Activated manganese dioxide (MnO2) reliably oxidizes acetylenic, allylic, and benzylic alcohols to aldehydes and ketones. Saturated primary and secondary alcohols are also oxidized, albeit more slowly. The two main concerns are the activity of the manganese dioxide and the slow filtration of salts after the reaction. Activated MnO2 is available commercially or may be prepared.
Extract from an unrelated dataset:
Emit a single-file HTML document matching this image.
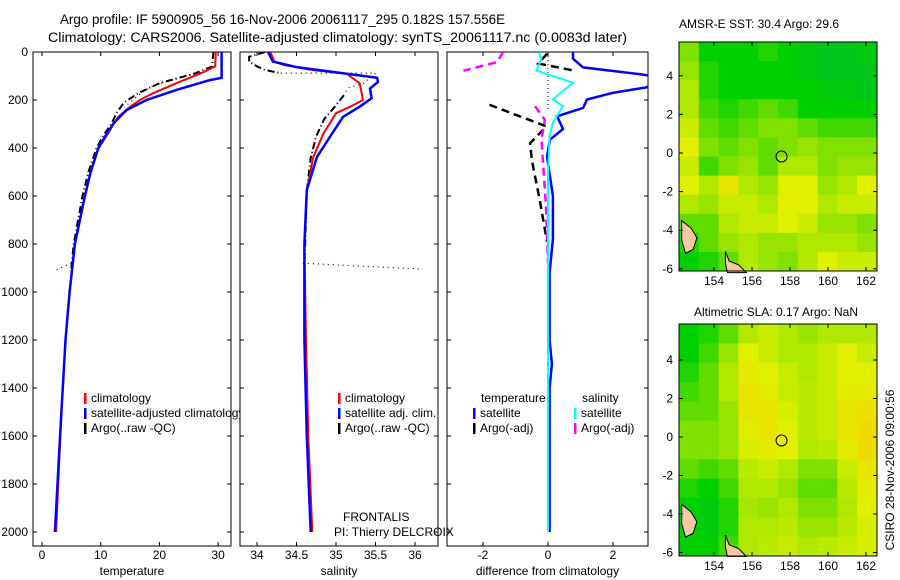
<!DOCTYPE html>
<html><head><meta charset="utf-8"><style>
body{margin:0;background:#fff;}
svg{display:block;font-family:"Liberation Sans",sans-serif;}
</style></head><body>
<svg id="fig" width="900" height="580" viewBox="0 0 900 580">
<text x="60" y="24" font-size="13.5" textLength="445" lengthAdjust="spacingAndGlyphs">Argo profile: IF 5900905_56 16-Nov-2006 20061117_295 0.182S 157.556E</text>
<text x="48" y="42" font-size="13.5" textLength="579" lengthAdjust="spacingAndGlyphs">Climatology: CARS2006. Satellite-adjusted climatology: synTS_20061117.nc (0.0083d later)</text>
<text x="759" y="28" text-anchor="middle" font-size="12">AMSR-E SST: 30.4  Argo: 29.6</text>
<text x="776" y="316" text-anchor="middle" font-size="12">Altimetric SLA: 0.17  Argo: NaN</text>
<text transform="translate(894,470) rotate(-90)" text-anchor="middle" font-size="12">CSIRO 28-Nov-2006 09:00:56</text>
</svg>
<script>
// ---- data ----
const tempClimDepth=[0,60,85,130,172,200,228,270,300,350,400,500,600,800,1000,1200,1500,2000];
const tempClim=[29.6,29.5,27.4,22.9,18.9,16.7,15,13,12.2,11,9.6,8.3,7.3,5.6,4.7,4,3.3,2.4];
const tempSatDepth=[0,108,117,158,200,242,297,350,400,500,600,800,1000,1200,1500,2000];
const tempSat=[30.6,30.6,28.6,22.9,17.8,14.4,12.2,10.8,9.6,8.3,7.3,5.6,4.7,4,3.3,2.2];
const tempArgoDepth=[0,60,90,130,170,210,250,300,350,400,500,600,800,900];
const tempArgo=[29.2,29,26,20,16.5,14,12.8,11.8,10.4,9.3,7.9,6.9,5.4,5];
const tempArgoRawDepth=[85,100,140,170,200,230];
const tempArgoRaw=[27,24,19,17,15.5,14];
const tempArgoRaw2Depth=[880,910];
const tempArgoRaw2=[5,2.2];

const salClimDepth=[0,40,55,75,90,130,200,228,255,340,440,580,800,1200,1600,2000];
const salClim=[34.17,34.22,34.35,34.7,35.13,35.3,35.34,35.18,35.0,34.84,34.71,34.63,34.6,34.62,34.65,34.7];
const salSatDepth=[0,40,63,107,125,152,193,228,270,355,437,575,800,1200,1600,2000];
const salSat=[34.14,34.2,34.5,35.52,35.53,35.43,35.45,35.3,35.09,34.92,34.76,34.63,34.6,34.6,34.63,34.68];
const salArgoDepth=[0,20,40,60,75,88];
const salArgo=[34.1,33.9,33.9,34.0,34.1,34.3];
const salArgoDotDepth=[88,88,130,150,180];
const salArgoDot=[34.3,35.5,35.35,35.15,35.1];
const salArgo2Depth=[180,230,280,350,440,580,800,880];
const salArgo2=[35.1,34.98,34.85,34.75,34.68,34.63,34.61,34.6];
const salArgoDot2Depth=[880,905];
const salArgoDot2=[34.58,36.1];

const dTSatDepth=[0,28,64,92,100,140,148,170,198,233,268,321,365,435,600,780,920,1200,1300,1400,2000];
const dTSat=[0.77,0.77,1.08,2.8,3.2,3.2,3,2.0,1.2,1.08,0.28,0.46,0.06,-0.03,0.15,0.15,0.05,0.05,0.12,0.05,0.05];
const dSSatDepth=[0,28,78,128,198,226,295,350,500,2000];
const dSSat=[-0.3,-0.2,-0.35,0.77,0.15,0.46,0.15,0.05,0,0];
const dTArgoDepth=[7,48,76];
const dTArgo=[-0.03,-0.3,0.74];
const dTArgo2Depth=[220,310,380,450,620,790];
const dTArgo2=[-1.8,-0.05,-0.55,-0.5,-0.25,-0.03];
const dSArgoDepth=[0,42,78];
const dSArgo=[-1.38,-1.57,-2.6];
const dSArgo2Depth=[226,282,365,645,880];
const dSArgo2=[-0.4,-0.1,-0.2,-0.06,0];

const depthTicks=[0,200,400,600,800,1000,1200,1400,1600,1800,2000];
const tempTicks=[0,10,20,30];
const salTicks=[34,34.5,35,35.5,36];
const diffTicks=[-2,0,2];
const lonTicks=[154,156,158,160,162];
const latTicks=[4,2,0,-2,-4,-6];

const sstGrid=[
[.5,.3,.3,.3,.35,.3,.25,.2,.2,.25],
[.55,.35,.3,.3,.3,.3,.25,.2,.2,.2],
[.6,.35,.3,.3,.3,.3,.3,.25,.25,.2],
[.6,.4,.35,.4,.45,.4,.3,.3,.3,.3],
[.65,.45,.4,.45,.5,.5,.45,.4,.4,.4],
[.7,.5,.45,.5,.45,.5,.55,.5,.5,.5],
[.65,.4,.5,.55,.45,.6,.6,.5,.55,.55],
[.7,.6,.75,.6,.55,.7,.7,.55,.6,.7],
[.6,.55,.65,.65,.6,.7,.7,.6,.65,.65],
[.45,.45,.6,.65,.65,.7,.65,.55,.55,.5],
[.35,.45,.55,.6,.55,.55,.6,.6,.6,.55],
[.3,.35,.45,.6,.55,.5,.6,.7,.65,.65]];
const slaGrid=[
[.3,.35,.45,.6,.65,.6,.55,.6,.6,.6],
[.3,.4,.55,.7,.65,.6,.6,.65,.7,.65],
[.35,.45,.6,.72,.7,.65,.6,.65,.7,.7],
[.4,.45,.6,.75,.72,.65,.62,.65,.72,.72],
[.45,.45,.55,.75,.75,.68,.62,.65,.75,.78],
[.5,.5,.55,.72,.75,.7,.62,.65,.75,.8],
[.5,.5,.55,.68,.72,.7,.6,.62,.72,.8],
[.45,.4,.45,.62,.65,.6,.5,.5,.65,.75],
[.35,.3,.4,.6,.6,.55,.45,.45,.62,.72],
[.3,.25,.35,.58,.55,.6,.5,.5,.6,.7],
[.3,.25,.35,.6,.6,.62,.55,.55,.62,.68],
[.3,.3,.4,.6,.62,.65,.6,.62,.65,.68]];

// ---- drawing ----
const svg=document.getElementById('fig');
const NS='http://www.w3.org/2000/svg';
function mk(tag,attrs,parent){const e=document.createElementNS(NS,tag);for(const k in attrs)e.setAttribute(k,attrs[k]);(parent||svg).appendChild(e);return e;}
const top0=52, pxPerM=0.24, bot=546;
const yD=d=>top0+d*pxPerM;
const panels=[
 {x0:33,x1:231,sx:v=>42+v*5.87,ticks:tempTicks,label:'temperature',name:'temperature'},
 {x0:240,x1:438,sx:v=>257+(v-34)*79,ticks:salTicks,label:'salinity',name:'salinity'},
 {x0:447,x1:648,sx:v=>548+v*32.5,ticks:diffTicks,label:'difference from climatology',name:'difference'}];
panels.forEach((p,i)=>{
  const cp=mk('clipPath',{id:'clip'+i});
  mk('rect',{x:p.x0,y:top0,width:p.x1-p.x0,height:bot-top0},cp);
  const fr=mk('rect',{x:p.x0,y:top0,width:p.x1-p.x0,height:bot-top0,fill:'none',stroke:'#000','stroke-width':1});
  
  
  depthTicks.forEach(d=>{
    mk('line',{x1:p.x0,x2:p.x0+4,y1:yD(d),y2:yD(d),stroke:'#000'});
    mk('line',{x1:p.x1,x2:p.x1-4,y1:yD(d),y2:yD(d),stroke:'#000'});
    if(i===0){const t=mk('text',{x:28,y:yD(d)+4,'text-anchor':'end','font-size':12});t.textContent=d;
      
      }
  });
  p.ticks.forEach(v=>{
    const x=p.sx(v);
    mk('line',{x1:x,x2:x,y1:bot,y2:bot-4,stroke:'#000'});
    mk('line',{x1:x,x2:x,y1:top0,y2:top0+4,stroke:'#000'});
    const t=mk('text',{x:x,y:559,'text-anchor':'middle','font-size':12});t.textContent=v;
    
    
  });
  const xl=mk('text',{x:(p.x0+p.x1)/2,y:575,'text-anchor':'middle','font-size':12});xl.textContent=p.label;
  
  
});
function line(pi,depths,vals,color,w,dash,name){
  const p=panels[pi];
  const pts=depths.map((d,k)=>p.sx(vals[k]).toFixed(1)+','+yD(d).toFixed(1)).join(' ');
  const e=mk('polyline',{points:pts,fill:'none',stroke:color,'stroke-width':w,'clip-path':'url(#clip'+pi+')'});
  if(dash)e.setAttribute('stroke-dasharray',dash);
  
  
}
mk('line',{x1:548,x2:548,y1:top0,y2:yD(240),stroke:'#000','stroke-dasharray':'1,3'});
line(0,tempArgoRawDepth,tempArgoRaw,'#000',1.2,'1,4','temp-argo-raw-dotted');
line(0,tempArgoRaw2Depth,tempArgoRaw2,'#000',1.2,'1,4','temp-argo-raw-deep-dotted');
line(0,tempArgoDepth,tempArgo,'#000',2,'7,3,1,3','temp-argo-line');
line(0,tempClimDepth,tempClim,'#f00',2,null,'temp-climatology-line');
line(0,tempSatDepth,tempSat,'#00f',2.5,null,'temp-satellite-line');
line(1,salArgoDotDepth,salArgoDot,'#000',1.2,'1,4','sal-argo-raw-dotted');
line(1,salArgoDot2Depth,salArgoDot2,'#000',1.2,'1,4','sal-argo-raw-deep-dotted');
line(1,salArgoDepth,salArgo,'#000',2,'7,3,1,3','sal-argo-top-line');
line(1,salArgo2Depth,salArgo2,'#000',2,'7,3,1,3','sal-argo-line');
line(1,salClimDepth,salClim,'#f00',2,null,'sal-climatology-line');
line(1,salSatDepth,salSat,'#00f',2.5,null,'sal-satellite-line');
line(2,dTArgoDepth,dTArgo,'#000',2.5,'8,5','temp-argo-diff-top');
line(2,dTArgo2Depth,dTArgo2,'#000',2.5,'8,5','temp-argo-diff');
line(2,dSArgoDepth,dSArgo,'#f0f',2.5,'8,5','sal-argo-diff-top');
line(2,dSArgo2Depth,dSArgo2,'#f0f',2.5,'8,5','sal-argo-diff');
line(2,dTSatDepth,dTSat,'#00f',2.5,null,'temp-satellite-diff');
line(2,dSSatDepth,dSSat,'#0ff',2,null,'sal-satellite-diff');

// legends
const legClip=mk('clipPath',{id:'legclip'});
mk('rect',{x:33,y:380,width:207,height:60},legClip);
function leg(x,y,color,txt,name,clip){
  if(color){const b=mk('rect',{x:x,y:y-9,width:2.5,height:11,fill:color});
    
    }
  const t=mk('text',{x:x+7,y:y,'font-size':12});t.textContent=txt;
  if(clip)t.setAttribute('clip-path','url(#legclip)');
  
  
}
leg(84,402,'#f00','climatology','legend-climatology');
leg(84,417,'#00f','satellite-adjusted climatology','legend-satellite-adjusted',true);
leg(84,432,'#000','Argo(..raw -QC)','legend-argo');
leg(338,402,'#f00','climatology','legend-sal-climatology');
leg(338,417,'#00f','satellite adj. clim.','legend-sal-satellite');
leg(338,432,'#000','Argo(..raw -QC)','legend-sal-argo');
leg(474,402,null,'temperature','legend-diff-temperature-header');
leg(473,417,'#00f','satellite','legend-diff-temp-satellite');
leg(473,432,'#000','Argo(-adj)','legend-diff-temp-argo');
leg(575,402,null,'salinity','legend-diff-salinity-header');
leg(574,417,'#0ff','satellite','legend-diff-sal-satellite');
leg(574,432,'#f0f','Argo(-adj)','legend-diff-sal-argo');
leg(336,521,null,'FRONTALIS','platform-label');
leg(327,536,null,'PI: Thierry DELCROIX','pi-label');

// maps
function cmap(v){
  const st=[[0,[0,176,80]],[.3,[0,208,0]],[.5,[128,224,0]],[.7,[224,240,0]],[.85,[248,208,0]],[1,[240,160,0]]];
  for(let i=1;i<st.length;i++){if(v<=st[i][0]){const a=st[i-1],b=st[i],t=(v-a[0])/(b[0]-a[0]);
    return 'rgb('+a[1].map((c,k)=>Math.round(c+(b[1][k]-c)*t)).join(',')+')';}}
  return 'rgb(240,160,0)';
}
function map(grid,y0,y1,lat0y,pxLat,name){
  const x0=679,x1=877;
  const lonX=l=>714+(l-154)*19, latY=l=>lat0y-l*pxLat;
  const rows=grid.length, cols=grid[0].length, cw=(x1-x0)/cols, ch=(y1-y0)/rows;
  grid.forEach((r,i)=>r.forEach((v,j)=>{
    const c=mk('rect',{x:x0+j*cw,y:y0+i*ch,width:cw+0.5,height:ch+0.5,fill:cmap(v)});
    
    
  }));
  const l1=mk('polygon',{points:[[152.3,-3.5],[152.8,-3.9],[153.1,-4.4],[152.9,-5],[152.5,-5.2],[152.3,-4.5]].map(p=>lonX(p[0])+','+latY(p[1])).join(' '),fill:'#f8c8a0',stroke:'#000','stroke-width':1});
   
  const l2=mk('polygon',{points:[[154.6,-5.1],[154.8,-5.6],[155.3,-5.8],[155.7,-6.2],[154.7,-6.2],[154.6,-5.7]].map(p=>lonX(p[0])+','+latY(p[1])).join(' '),fill:'#f8c8a0',stroke:'#000','stroke-width':1});
   
  const fr=mk('rect',{x:x0,y:y0,width:x1-x0,height:y1-y0,fill:'none',stroke:'#000'});
   
  lonTicks.forEach(l=>{const x=lonX(l);
    mk('line',{x1:x,x2:x,y1:y1,y2:y1-4,stroke:'#000'});mk('line',{x1:x,x2:x,y1:y0,y2:y0+4,stroke:'#000'});
    const t=mk('text',{x:x,y:y1+14,'text-anchor':'middle','font-size':12});t.textContent=l;
     });
  latTicks.forEach(l=>{const y=latY(l);
    mk('line',{x1:x0,x2:x0+4,y1:y,y2:y,stroke:'#000'});mk('line',{x1:x1,x2:x1-4,y1:y,y2:y,stroke:'#000'});
    const t=mk('text',{x:673,y:y+4,'text-anchor':'end','font-size':12});t.textContent=l;
     });
  const c=mk('circle',{cx:lonX(157.556),cy:latY(-0.182),r:5.5,fill:'none',stroke:'#000'});
   
}
map(sstGrid,42,271,153,19.3,'sst-map');
map(slaGrid,324,556,437,19.25,'sla-map');
</script>
</body></html>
To a solution of 15.3 g (37.5 mmol) of the alcohol in 150 mL of hexanes was added 60 g of activated MnO2. The reaction mixture was stirred at 22 °C overnight and filtered, and the solid residue was washed with 30% EtOAc in hexanes solution. The combined filtrates were dried (Na2SO4) and concentrated in vacuo. The residue was purified by chromatography on SiO2 (EtOAc:hexanes, 1:10) to give 13.7 g (90%) of the ketone as a colorless oil. Reference: Wipf, P.; Xu, W. J. Org. Chem. 1996, 61, 6556–6562. Chromium-based oxidations are reliable and well established, but the toxicity associated with chromium salts have meant that they are generally considered the second choice. For a review of chromium–amine complex oxidations, see Luzzio, F. A. Org. React. 1998, 53, 1-221. To a mixture of pyridinium chlorochromate (PCC 339 mg, 1.57 mmol), ammonium acetate (215 mg, 2.62 mmol), and 4 Å molecular sieves (610 mg) in CH2Cl2 (33 mL) was added a solution of the alcohol (208 mg, 1.05 mmol) in CH2Cl2 (14 mL) under argon at 0 °C over a period of 10 min. After the mixture had been stirred at room temperature for 3 h, diethyl ether (200 mL) was added and the mixture was filtered through a short pad of Florisil. The filtrate was washed successively with water (100 mL) and brine (100 mL), dried with Na2SO4, and concentrated. The residue was purified by chromatography on silica gel (hexane 70%, Et2O 30%) followed by distillation to give the aldehyde as a colorless oil (132 mg, 63%).